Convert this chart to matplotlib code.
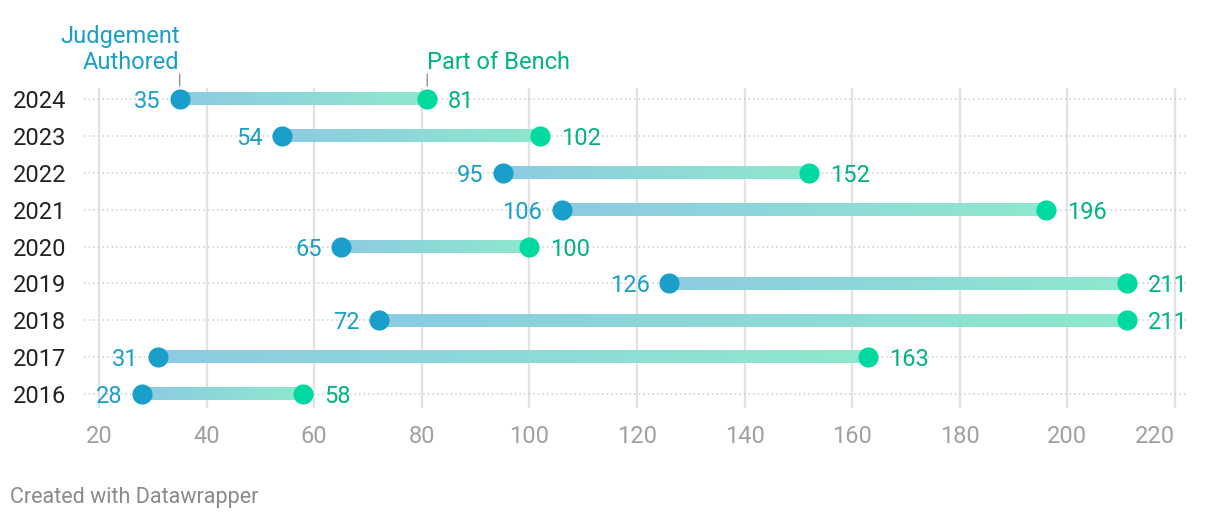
import numpy as np
import matplotlib.pyplot as plt
from matplotlib.colors import LinearSegmentedColormap

plt.rcParams['font.family'] = ['Roboto', 'DejaVu Sans']

years = ['2024', '2023', '2022', '2021', '2020', '2019', '2018', '2017', '2016']
authored = [35, 54, 95, 106, 65, 126, 72, 31, 28]
bench = [81, 102, 152, 196, 100, 211, 211, 163, 58]
x_ticks = [20, 40, 60, 80, 100, 120, 140, 160, 180, 200, 220]

blue = '#1a9fcb'
green = '#00d9a0'
blue_txt = '#1a9fcb'
green_txt = '#00b383'
fs = 17

W, H = 1220, 522
fig = plt.figure(figsize=(W / 100, H / 100), dpi=100)
ax = fig.add_axes([84 / W, 1 - 408 / H, (1188 - 84) / W, (408 - 88) / H])

for t in x_ticks:
    ax.axvline(t, color='#e2e2e2', lw=1.6, zorder=0)
for i in range(len(years)):
    ax.axhline(i, color='#cccccc', lw=1.1, ls=(0, (1, 2)), zorder=0)

grad = LinearSegmentedColormap.from_list('g', ['#8ccbe2', '#8ee8cd'])
gimg = np.linspace(0, 1, 256).reshape(1, -1)
half = 0.17
for i, (a, b) in enumerate(zip(authored, bench)):
    ax.imshow(gimg, cmap=grad, extent=(a, b, i + half, i - half), aspect='auto',
              interpolation='bilinear', zorder=1)
    ax.plot(a, i, 'o', ms=14.5, color=blue, mec='none', zorder=3)
    ax.plot(b, i, 'o', ms=14.5, color=green, mec='none', zorder=3)
    ax.annotate(str(a), (a, i), xytext=(-14, 0), textcoords='offset points',
                ha='right', va='center_baseline', color=blue_txt, fontsize=fs)
    ax.annotate(str(b), (b, i), xytext=(15, 0), textcoords='offset points',
                ha='left', va='center_baseline', color=green_txt, fontsize=fs)

ax.set_xlim(20 - 15 / 5.37, 220 + 13 / 5.37)
ax.set_ylim(len(years) - 1 + 0.38, -0.3)

ax.set_yticks(range(len(years)))
ax.set_yticklabels(years, fontsize=fs, color='#222222', va='center_baseline')
ax.set_xticks(x_ticks)
ax.set_xticklabels([str(t) for t in x_ticks], fontsize=fs, color='#a0a0a0')
ax.get_xticklabels()[-1].set_ha('right')
ax.tick_params(axis='y', length=0, pad=13)
ax.tick_params(axis='x', length=0, pad=12)
for s in ax.spines.values():
    s.set_visible(False)

# series headers above the 2024 row, with a short grey tick down to the dots
px = 0.72  # points per pixel at dpi 100
for xv, label, ha, col in [(authored[0], 'Judgement\nAuthored', 'right', blue_txt),
                           (bench[0], 'Part of Bench', 'left', green_txt)]:
    ax.annotate(label, (xv, 0), xytext=(0, 30 * px), textcoords='offset points',
                ha=ha, va='baseline', multialignment='right', color=col, fontsize=fs,
                linespacing=1.15, annotation_clip=False)
    ax.annotate('', (xv, 0), xytext=(0, 25 * px), textcoords='offset points',
                annotation_clip=False,
                arrowprops=dict(arrowstyle='-', color='#888888', lw=0.9,
                                shrinkA=0, shrinkB=13 * px))

fig.text(10 / W, 1 - 497 / H, 'Created with Datawrapper', fontsize=15.5, color='#8a8a8a',
         ha='left', va='center')

fig.savefig('out.png', dpi=100)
+--
### EXERCISE TASK:
Only the lines from the top of the data through the line with "plt.rcParams['font.family'] = ['Roboto', 'DejaVu" should be quoted, exactly and with both ends kept; skip the pictures.

### RESULT OF THIS TASK:
Convert this chart to matplotlib code.
import numpy as np
import matplotlib.pyplot as plt
from matplotlib.colors import LinearSegmentedColormap

plt.rcParams['font.family'] = ['Roboto', 'DejaVu Sans']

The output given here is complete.